### SUPPLIED INFORMATION
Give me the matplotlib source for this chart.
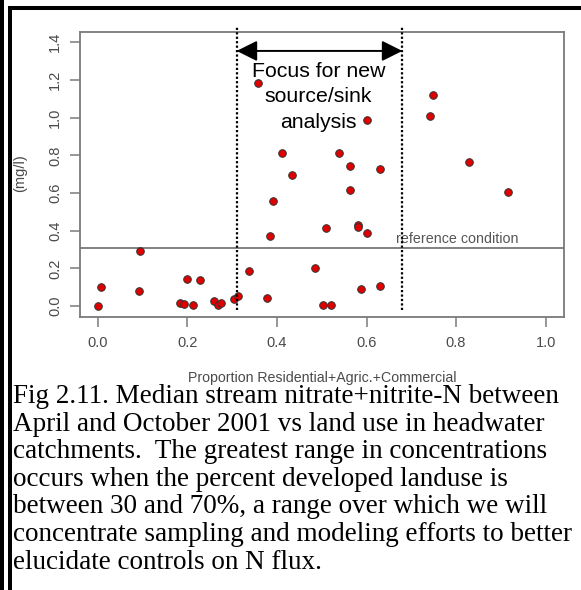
import matplotlib
matplotlib.use("Agg")
import matplotlib.pyplot as plt
from matplotlib.patches import Rectangle

# ---- data ----
land_use = [0.001, 0.007, 0.093, 0.091, 0.184, 0.192, 0.198, 0.227, 0.212, 0.260,
            0.268, 0.275, 0.303, 0.312, 0.338, 0.377, 0.384, 0.391,
            0.509, 0.581, 0.581, 0.602, 0.486, 0.588, 0.629, 0.502, 0.521, 0.563,
            0.358, 0.602, 0.412, 0.538, 0.562, 0.630, 0.434,
            0.749, 0.742, 0.828, 0.916]
nitrate = [0.002, 0.104, 0.295, 0.081, 0.018, 0.011, 0.145, 0.138, 0.004, 0.028,
           0.004, 0.019, 0.039, 0.056, 0.189, 0.041, 0.374, 0.556,
           0.414, 0.432, 0.420, 0.390, 0.203, 0.090, 0.106, 0.004, 0.004, 0.617,
           1.184, 0.988, 0.815, 0.815, 0.741, 0.726, 0.698,
           1.118, 1.009, 0.765, 0.605]
reference_level = 0.31
focus_range = [0.31, 0.68]
x_ticks = [0.0, 0.2, 0.4, 0.6, 0.8, 1.0]
y_ticks = [0.0, 0.2, 0.4, 0.6, 0.8, 1.0, 1.2, 1.4]
focus_label = "Focus for new\nsource/sink\nanalysis"
reference_label = "reference condition"
x_label = "Proportion Residential+Agric.+Commercial"
y_label = "(mg/l)"
caption_lines = [
    "Fig 2.11. Median stream nitrate+nitrite-N between",
    "April and October 2001 vs land use in headwater",
    "catchments.  The greatest range in concentrations",
    "occurs when the percent developed landuse is",
    "between 30 and 70%, a range over which we will",
    "concentrate sampling and modeling efforts to better",
    "elucidate controls on N flux.",
]

W, H = 581, 590
fig = plt.figure(figsize=(W / 100, H / 100), dpi=100)
fig.patch.set_facecolor("white")

def fx(px):
    return px / W

def fy(py):
    return 1 - py / H

ax = fig.add_axes([fx(80), fy(316.7), fx(563.5) - fx(80), fy(31.7) - fy(316.7)])
ax.set_xlim(-0.04, 1.04)
ax.set_ylim(-0.056, 1.456)

sans = "Liberation Sans"
axis_grey = "#7a7a7a"
text_grey = "#4a4a4a"

for s in ax.spines.values():
    s.set_color(axis_grey)
    s.set_linewidth(1.3)

ax.set_xticks(x_ticks)
ax.set_yticks(y_ticks)
ax.set_xticklabels([f"{t:.1f}" for t in x_ticks], fontfamily=sans, fontsize=10.5, color=text_grey)
ax.set_yticklabels([f"{t:.1f}" for t in y_ticks], fontfamily=sans, fontsize=10.5, color=text_grey,
                   rotation=90, va="center")
ax.tick_params(axis="x", length=7, width=1.1, color=axis_grey, pad=7)
ax.tick_params(axis="y", length=7, width=1.1, color=axis_grey, pad=6)

# reference line
ax.axhline(reference_level, color="#777777", lw=1.3, zorder=1)
ax.text(0.665, reference_level + 0.008, reference_label, fontfamily=sans, fontsize=10.3,
        color="#555555", ha="left", va="bottom", zorder=2)

# points
ax.scatter(land_use, nitrate, s=30, c="#e00000", edgecolors="#333333", linewidths=0.7, zorder=3)

# focus range dotted lines and arrow (extend above axes)
for xv in focus_range:
    ax.plot([xv, xv], [-0.021, 1.487], color="black", lw=1.6, ls=(0, (1, 1)),
            clip_on=False, zorder=4)
ax.annotate("", xy=(focus_range[0], 1.354), xytext=(focus_range[1], 1.354),
            arrowprops=dict(arrowstyle="<|-|>,head_length=1.0,head_width=0.5", color="black", lw=1.4,
                            mutation_scale=12.5, shrinkA=0, shrinkB=0),
            annotation_clip=False, zorder=5)
ax.text(0.493, 1.295, focus_label, fontfamily=sans, fontsize=15.3, color="black",
        ha="center", va="top", linespacing=1.42, zorder=5)

# axis labels
fig.text(fx(322), fy(378), x_label, fontfamily=sans, fontsize=10.2, color=text_grey,
         ha="center", va="center")
fig.text(fx(20), fy(173), y_label, fontfamily=sans, fontsize=10.5, color=text_grey,
         ha="center", va="center", rotation=90)

# caption
baseline0 = 403
step = 27.6
for i, line in enumerate(caption_lines):
    fig.text(fx(13), fy(baseline0 + i * step), line, fontfamily="Liberation Serif",
             fontsize=19.5, color="black", ha="left", va="baseline")

# frame bars
fig.patches.append(Rectangle((0, 0), fx(3.5), 1, transform=fig.transFigure,
                             facecolor="black", edgecolor="none"))
fig.patches.append(Rectangle((fx(8), 0), fx(3.5), fy(6), transform=fig.transFigure,
                             facecolor="black", edgecolor="none"))
fig.patches.append(Rectangle((fx(8), fy(10)), 1 - fx(8), fy(6) - fy(10), transform=fig.transFigure,
                             facecolor="black", edgecolor="none"))

fig.savefig("out.png", dpi=100)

### OBJECTIVE
Keep the pictures out of the copy and return the rest of the data above exactly.

### CORRECT RESULT
Give me the matplotlib source for this chart.
import matplotlib
matplotlib.use("Agg")
import matplotlib.pyplot as plt
from matplotlib.patches import Rectangle

# ---- data ----
land_use = [0.001, 0.007, 0.093, 0.091, 0.184, 0.192, 0.198, 0.227, 0.212, 0.260,
            0.268, 0.275, 0.303, 0.312, 0.338, 0.377, 0.384, 0.391,
            0.509, 0.581, 0.581, 0.602, 0.486, 0.588, 0.629, 0.502, 0.521, 0.563,
            0.358, 0.602, 0.412, 0.538, 0.562, 0.630, 0.434,
            0.749, 0.742, 0.828, 0.916]
nitrate = [0.002, 0.104, 0.295, 0.081, 0.018, 0.011, 0.145, 0.138, 0.004, 0.028,
           0.004, 0.019, 0.039, 0.056, 0.189, 0.041, 0.374, 0.556,
           0.414, 0.432, 0.420, 0.390, 0.203, 0.090, 0.106, 0.004, 0.004, 0.617,
           1.184, 0.988, 0.815, 0.815, 0.741, 0.726, 0.698,
           1.118, 1.009, 0.765, 0.605]
reference_level = 0.31
focus_range = [0.31, 0.68]
x_ticks = [0.0, 0.2, 0.4, 0.6, 0.8, 1.0]
y_ticks = [0.0, 0.2, 0.4, 0.6, 0.8, 1.0, 1.2, 1.4]
focus_label = "Focus for new\nsource/sink\nanalysis"
reference_label = "reference condition"
x_label = "Proportion Residential+Agric.+Commercial"
y_label = "(mg/l)"
caption_lines = [
    "Fig 2.11. Median stream nitrate+nitrite-N between",
    "April and October 2001 vs land use in headwater",
    "catchments.  The greatest range in concentrations",
    "occurs when the percent developed landuse is",
    "between 30 and 70%, a range over which we will",
    "concentrate sampling and modeling efforts to better",
    "elucidate controls on N flux.",
]

W, H = 581, 590
fig = plt.figure(figsize=(W / 100, H / 100), dpi=100)
fig.patch.set_facecolor("white")

def fx(px):
    return px / W

def fy(py):
    return 1 - py / H

ax = fig.add_axes([fx(80), fy(316.7), fx(563.5) - fx(80), fy(31.7) - fy(316.7)])
ax.set_xlim(-0.04, 1.04)
ax.set_ylim(-0.056, 1.456)

sans = "Liberation Sans"
axis_grey = "#7a7a7a"
text_grey = "#4a4a4a"

for s in ax.spines.values():
    s.set_color(axis_grey)
    s.set_linewidth(1.3)

ax.set_xticks(x_ticks)
ax.set_yticks(y_ticks)
ax.set_xticklabels([f"{t:.1f}" for t in x_ticks], fontfamily=sans, fontsize=10.5, color=text_grey)
ax.set_yticklabels([f"{t:.1f}" for t in y_ticks], fontfamily=sans, fontsize=10.5, color=text_grey,
                   rotation=90, va="center")
ax.tick_params(axis="x", length=7, width=1.1, color=axis_grey, pad=7)
ax.tick_params(axis="y", length=7, width=1.1, color=axis_grey, pad=6)

# reference line
ax.axhline(reference_level, color="#777777", lw=1.3, zorder=1)
ax.text(0.665, reference_level + 0.008, reference_label, fontfamily=sans, fontsize=10.3,
        color="#555555", ha="left", va="bottom", zorder=2)

# points
ax.scatter(land_use, nitrate, s=30, c="#e00000", edgecolors="#333333", linewidths=0.7, zorder=3)

# focus range dotted lines and arrow (extend above axes)
for xv in focus_range:
    ax.plot([xv, xv], [-0.021, 1.487], color="black", lw=1.6, ls=(0, (1, 1)),
            clip_on=False, zorder=4)
ax.annotate("", xy=(focus_range[0], 1.354), xytext=(focus_range[1], 1.354),
            arrowprops=dict(arrowstyle="<|-|>,head_length=1.0,head_width=0.5", color="black", lw=1.4,
                            mutation_scale=12.5, shrinkA=0, shrinkB=0),
            annotation_clip=False, zorder=5)
ax.text(0.493, 1.295, focus_label, fontfamily=sans, fontsize=15.3, color="black",
        ha="center", va="top", linespacing=1.42, zorder=5)

# axis labels
fig.text(fx(322), fy(378), x_label, fontfamily=sans, fontsize=10.2, color=text_grey,
         ha="center", va="center")
fig.text(fx(20), fy(173), y_label, fontfamily=sans, fontsize=10.5, color=text_grey,
         ha="center", va="center", rotation=90)

# caption
baseline0 = 403
step = 27.6
for i, line in enumerate(caption_lines):
    fig.text(fx(13), fy(baseline0 + i * step), line, fontfamily="Liberation Serif",
             fontsize=19.5, color="black", ha="left", va="baseline")

# frame bars
fig.patches.append(Rectangle((0, 0), fx(3.5), 1, transform=fig.transFigure,
                             facecolor="black", edgecolor="none"))
fig.patches.append(Rectangle((fx(8), 0), fx(3.5), fy(6), transform=fig.transFigure,
                             facecolor="black", edgecolor="none"))
fig.patches.append(Rectangle((fx(8), fy(10)), 1 - fx(8), fy(6) - fy(10), transform=fig.transFigure,
                             facecolor="black", edgecolor="none"))

fig.savefig("out.png", dpi=100)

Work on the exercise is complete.